** Begin SUPPLIED MATERIAL **
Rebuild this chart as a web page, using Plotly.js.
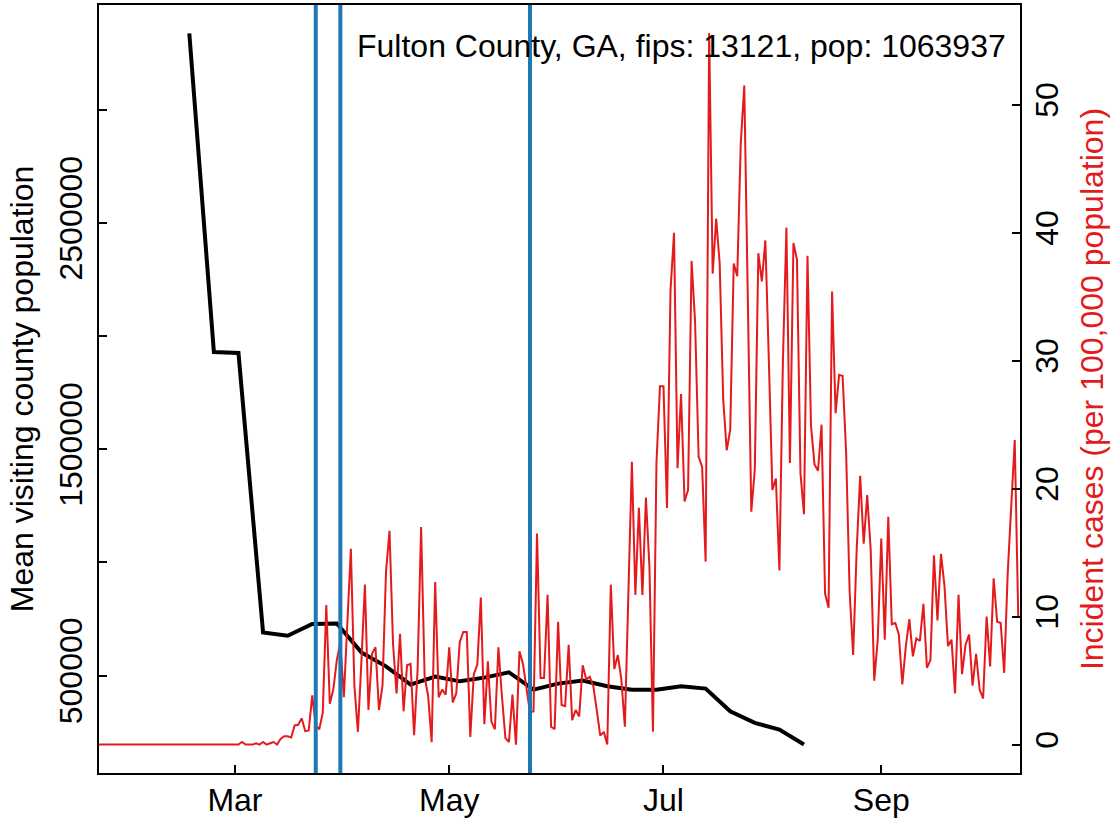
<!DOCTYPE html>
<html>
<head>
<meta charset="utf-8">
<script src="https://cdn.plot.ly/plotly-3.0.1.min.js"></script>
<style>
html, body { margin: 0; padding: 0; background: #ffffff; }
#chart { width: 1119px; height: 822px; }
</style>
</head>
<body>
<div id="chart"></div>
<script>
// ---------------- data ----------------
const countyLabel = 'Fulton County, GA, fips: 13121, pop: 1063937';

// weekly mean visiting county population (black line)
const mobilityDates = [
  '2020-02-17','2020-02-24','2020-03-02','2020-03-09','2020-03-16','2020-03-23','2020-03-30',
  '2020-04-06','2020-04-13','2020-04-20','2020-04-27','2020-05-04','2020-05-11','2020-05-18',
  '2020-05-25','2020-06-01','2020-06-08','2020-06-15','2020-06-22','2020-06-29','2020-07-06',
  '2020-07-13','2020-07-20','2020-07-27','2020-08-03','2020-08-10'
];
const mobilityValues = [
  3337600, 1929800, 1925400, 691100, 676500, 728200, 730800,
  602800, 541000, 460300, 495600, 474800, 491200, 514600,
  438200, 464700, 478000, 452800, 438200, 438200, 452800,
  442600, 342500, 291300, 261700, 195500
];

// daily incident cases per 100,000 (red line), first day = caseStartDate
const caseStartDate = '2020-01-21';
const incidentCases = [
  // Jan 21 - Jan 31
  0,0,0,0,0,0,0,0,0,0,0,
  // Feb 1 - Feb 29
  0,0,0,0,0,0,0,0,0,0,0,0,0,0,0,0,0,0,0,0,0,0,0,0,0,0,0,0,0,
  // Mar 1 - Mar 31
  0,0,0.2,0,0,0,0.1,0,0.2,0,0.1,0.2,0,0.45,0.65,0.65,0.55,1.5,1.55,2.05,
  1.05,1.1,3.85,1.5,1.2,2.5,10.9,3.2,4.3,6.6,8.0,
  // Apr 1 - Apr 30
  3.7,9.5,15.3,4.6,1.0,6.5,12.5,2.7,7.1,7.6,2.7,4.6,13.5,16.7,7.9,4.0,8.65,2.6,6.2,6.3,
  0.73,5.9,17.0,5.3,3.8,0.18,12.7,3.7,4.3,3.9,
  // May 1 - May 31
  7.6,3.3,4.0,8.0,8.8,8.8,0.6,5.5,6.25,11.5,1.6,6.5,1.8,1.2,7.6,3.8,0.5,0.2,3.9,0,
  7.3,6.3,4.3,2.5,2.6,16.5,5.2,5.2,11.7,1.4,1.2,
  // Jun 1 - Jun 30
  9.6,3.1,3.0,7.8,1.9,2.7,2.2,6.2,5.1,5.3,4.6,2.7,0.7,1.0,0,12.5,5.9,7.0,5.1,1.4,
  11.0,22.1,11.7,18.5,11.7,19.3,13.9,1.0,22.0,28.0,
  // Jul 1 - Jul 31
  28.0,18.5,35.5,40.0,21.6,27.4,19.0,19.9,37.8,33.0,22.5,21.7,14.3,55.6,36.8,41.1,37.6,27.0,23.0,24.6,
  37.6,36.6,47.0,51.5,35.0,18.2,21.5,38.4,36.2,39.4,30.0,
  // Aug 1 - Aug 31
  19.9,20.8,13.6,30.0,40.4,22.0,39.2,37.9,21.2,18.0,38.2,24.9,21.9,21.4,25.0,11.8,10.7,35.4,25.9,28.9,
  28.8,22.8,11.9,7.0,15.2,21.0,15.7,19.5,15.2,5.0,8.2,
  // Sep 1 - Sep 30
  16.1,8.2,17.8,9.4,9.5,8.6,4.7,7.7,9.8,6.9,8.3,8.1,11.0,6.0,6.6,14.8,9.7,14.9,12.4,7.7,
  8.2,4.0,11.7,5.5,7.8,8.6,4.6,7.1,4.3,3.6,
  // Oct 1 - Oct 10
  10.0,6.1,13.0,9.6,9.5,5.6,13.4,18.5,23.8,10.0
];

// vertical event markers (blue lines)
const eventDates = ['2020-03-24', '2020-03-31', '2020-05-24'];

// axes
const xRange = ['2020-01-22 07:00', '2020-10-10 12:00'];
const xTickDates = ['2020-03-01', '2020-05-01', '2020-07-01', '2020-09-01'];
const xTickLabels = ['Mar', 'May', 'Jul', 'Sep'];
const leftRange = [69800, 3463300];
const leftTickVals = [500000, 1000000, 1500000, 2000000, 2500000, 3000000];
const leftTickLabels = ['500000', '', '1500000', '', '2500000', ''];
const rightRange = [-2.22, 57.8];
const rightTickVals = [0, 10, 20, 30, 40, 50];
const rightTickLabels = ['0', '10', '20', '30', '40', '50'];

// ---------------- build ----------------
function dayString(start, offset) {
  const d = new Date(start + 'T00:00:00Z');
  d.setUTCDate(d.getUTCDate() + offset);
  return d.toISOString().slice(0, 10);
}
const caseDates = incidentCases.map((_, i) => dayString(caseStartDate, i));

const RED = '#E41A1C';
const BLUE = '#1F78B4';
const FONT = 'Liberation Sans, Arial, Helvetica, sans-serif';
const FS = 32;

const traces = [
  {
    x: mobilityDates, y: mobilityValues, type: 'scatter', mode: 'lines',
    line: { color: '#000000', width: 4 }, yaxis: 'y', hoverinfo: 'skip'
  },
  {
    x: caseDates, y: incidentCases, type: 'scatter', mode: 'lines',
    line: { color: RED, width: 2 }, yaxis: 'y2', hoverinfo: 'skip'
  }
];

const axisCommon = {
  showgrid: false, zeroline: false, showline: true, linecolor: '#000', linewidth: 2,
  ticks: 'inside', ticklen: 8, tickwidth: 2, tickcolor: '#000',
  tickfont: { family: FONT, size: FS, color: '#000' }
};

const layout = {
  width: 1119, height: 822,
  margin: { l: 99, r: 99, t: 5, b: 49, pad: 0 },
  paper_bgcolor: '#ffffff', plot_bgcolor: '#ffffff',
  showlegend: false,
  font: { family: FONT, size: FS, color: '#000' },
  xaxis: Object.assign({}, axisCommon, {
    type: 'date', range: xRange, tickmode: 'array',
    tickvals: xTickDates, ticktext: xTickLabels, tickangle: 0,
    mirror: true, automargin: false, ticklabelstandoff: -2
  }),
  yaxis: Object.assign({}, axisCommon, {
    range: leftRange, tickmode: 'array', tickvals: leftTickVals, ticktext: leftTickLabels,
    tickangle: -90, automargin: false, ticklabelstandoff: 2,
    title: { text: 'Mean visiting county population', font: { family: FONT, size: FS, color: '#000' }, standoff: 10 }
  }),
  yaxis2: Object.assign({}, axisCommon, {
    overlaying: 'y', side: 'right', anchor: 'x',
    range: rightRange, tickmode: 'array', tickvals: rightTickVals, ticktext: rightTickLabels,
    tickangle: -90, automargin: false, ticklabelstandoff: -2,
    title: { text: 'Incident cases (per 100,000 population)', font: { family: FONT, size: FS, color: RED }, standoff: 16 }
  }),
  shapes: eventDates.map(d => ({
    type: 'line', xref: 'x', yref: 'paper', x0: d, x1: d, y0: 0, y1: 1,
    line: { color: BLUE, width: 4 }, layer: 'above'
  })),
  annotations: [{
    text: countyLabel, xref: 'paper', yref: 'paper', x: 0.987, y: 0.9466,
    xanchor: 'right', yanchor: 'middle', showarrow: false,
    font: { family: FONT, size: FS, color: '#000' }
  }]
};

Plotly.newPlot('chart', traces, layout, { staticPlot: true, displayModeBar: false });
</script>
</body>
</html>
** End SUPPLIED MATERIAL **
** Begin SUPPLIED MATERIAL **
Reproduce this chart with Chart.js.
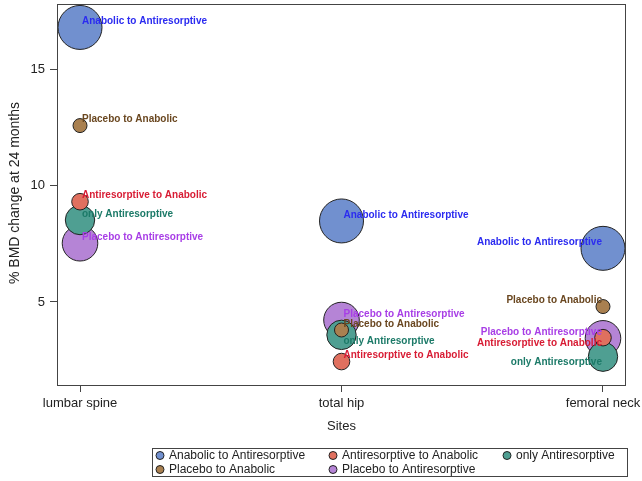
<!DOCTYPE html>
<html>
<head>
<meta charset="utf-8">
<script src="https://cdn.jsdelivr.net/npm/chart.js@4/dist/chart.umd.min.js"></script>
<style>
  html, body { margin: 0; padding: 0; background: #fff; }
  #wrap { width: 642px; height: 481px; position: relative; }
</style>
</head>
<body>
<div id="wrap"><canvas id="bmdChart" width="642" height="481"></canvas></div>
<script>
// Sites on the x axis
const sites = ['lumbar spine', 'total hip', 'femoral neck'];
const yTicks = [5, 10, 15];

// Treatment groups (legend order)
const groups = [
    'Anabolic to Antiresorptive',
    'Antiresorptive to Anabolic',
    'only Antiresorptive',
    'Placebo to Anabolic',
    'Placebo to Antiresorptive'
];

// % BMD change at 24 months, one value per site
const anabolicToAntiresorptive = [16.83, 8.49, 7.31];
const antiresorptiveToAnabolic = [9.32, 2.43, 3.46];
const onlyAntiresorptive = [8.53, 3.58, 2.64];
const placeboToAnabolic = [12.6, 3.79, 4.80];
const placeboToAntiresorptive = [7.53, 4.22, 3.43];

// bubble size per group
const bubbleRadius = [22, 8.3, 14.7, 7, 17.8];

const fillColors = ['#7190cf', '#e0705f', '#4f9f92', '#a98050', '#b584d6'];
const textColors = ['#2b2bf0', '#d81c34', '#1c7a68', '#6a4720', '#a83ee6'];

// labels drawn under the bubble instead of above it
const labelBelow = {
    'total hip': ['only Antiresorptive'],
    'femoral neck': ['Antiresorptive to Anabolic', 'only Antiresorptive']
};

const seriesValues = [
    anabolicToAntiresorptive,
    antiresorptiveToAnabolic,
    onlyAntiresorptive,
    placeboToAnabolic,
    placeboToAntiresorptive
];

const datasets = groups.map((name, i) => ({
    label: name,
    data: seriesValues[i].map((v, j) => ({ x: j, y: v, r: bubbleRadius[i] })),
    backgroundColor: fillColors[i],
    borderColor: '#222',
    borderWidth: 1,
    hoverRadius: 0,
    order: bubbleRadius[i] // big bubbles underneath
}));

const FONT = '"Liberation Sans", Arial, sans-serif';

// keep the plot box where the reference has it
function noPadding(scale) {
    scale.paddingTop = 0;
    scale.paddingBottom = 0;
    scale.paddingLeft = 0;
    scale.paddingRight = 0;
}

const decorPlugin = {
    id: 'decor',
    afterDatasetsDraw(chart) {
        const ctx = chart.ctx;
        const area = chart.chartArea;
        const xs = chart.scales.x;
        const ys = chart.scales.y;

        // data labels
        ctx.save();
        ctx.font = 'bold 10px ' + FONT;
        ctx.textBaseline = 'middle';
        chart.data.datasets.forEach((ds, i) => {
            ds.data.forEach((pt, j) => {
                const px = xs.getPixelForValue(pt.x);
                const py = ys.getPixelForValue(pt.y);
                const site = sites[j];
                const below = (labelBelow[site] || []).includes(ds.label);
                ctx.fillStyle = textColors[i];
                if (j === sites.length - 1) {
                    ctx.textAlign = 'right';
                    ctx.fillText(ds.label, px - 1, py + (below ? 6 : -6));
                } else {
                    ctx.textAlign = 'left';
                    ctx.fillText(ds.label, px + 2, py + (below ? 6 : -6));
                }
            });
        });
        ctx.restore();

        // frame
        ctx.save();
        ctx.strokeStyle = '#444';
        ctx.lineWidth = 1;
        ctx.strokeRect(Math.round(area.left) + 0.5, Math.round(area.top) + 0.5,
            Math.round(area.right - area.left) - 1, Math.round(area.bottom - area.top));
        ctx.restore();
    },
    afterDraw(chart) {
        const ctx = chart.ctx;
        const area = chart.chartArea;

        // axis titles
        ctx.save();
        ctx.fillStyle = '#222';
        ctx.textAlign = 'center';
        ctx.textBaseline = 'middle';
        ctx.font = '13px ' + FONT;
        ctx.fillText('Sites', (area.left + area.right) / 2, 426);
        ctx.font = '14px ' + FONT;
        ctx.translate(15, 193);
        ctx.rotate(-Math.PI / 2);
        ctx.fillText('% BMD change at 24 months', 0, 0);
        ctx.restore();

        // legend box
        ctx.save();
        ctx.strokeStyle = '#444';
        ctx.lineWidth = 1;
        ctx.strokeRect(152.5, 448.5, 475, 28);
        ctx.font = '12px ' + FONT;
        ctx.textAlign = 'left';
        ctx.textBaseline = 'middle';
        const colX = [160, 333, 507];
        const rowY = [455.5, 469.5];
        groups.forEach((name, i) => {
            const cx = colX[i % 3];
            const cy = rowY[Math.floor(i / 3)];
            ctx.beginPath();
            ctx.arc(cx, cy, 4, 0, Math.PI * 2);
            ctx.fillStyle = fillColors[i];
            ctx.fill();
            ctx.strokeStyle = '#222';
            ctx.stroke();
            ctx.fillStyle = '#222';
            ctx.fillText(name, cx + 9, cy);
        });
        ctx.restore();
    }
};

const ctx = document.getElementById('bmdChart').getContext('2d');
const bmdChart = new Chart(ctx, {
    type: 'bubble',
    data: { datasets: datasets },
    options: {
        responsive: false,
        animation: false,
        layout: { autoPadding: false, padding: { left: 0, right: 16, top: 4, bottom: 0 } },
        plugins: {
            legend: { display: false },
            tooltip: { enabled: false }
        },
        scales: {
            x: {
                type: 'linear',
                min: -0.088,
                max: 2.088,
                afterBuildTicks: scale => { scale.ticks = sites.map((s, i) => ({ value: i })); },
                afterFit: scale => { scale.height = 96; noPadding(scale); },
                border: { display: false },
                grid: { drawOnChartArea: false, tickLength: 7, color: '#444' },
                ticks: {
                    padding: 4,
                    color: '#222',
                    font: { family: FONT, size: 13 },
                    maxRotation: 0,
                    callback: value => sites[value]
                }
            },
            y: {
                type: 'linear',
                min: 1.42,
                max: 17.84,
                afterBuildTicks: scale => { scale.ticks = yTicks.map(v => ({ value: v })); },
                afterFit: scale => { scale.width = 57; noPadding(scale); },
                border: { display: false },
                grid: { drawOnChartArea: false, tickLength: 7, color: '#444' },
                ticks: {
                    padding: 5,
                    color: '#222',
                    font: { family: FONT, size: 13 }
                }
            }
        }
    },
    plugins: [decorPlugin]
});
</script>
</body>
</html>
** End SUPPLIED MATERIAL **
Find each line with the string "this" and copy it out.

Rebuild this chart as a web page, using Plotly.js.
Reproduce this chart with Chart.js.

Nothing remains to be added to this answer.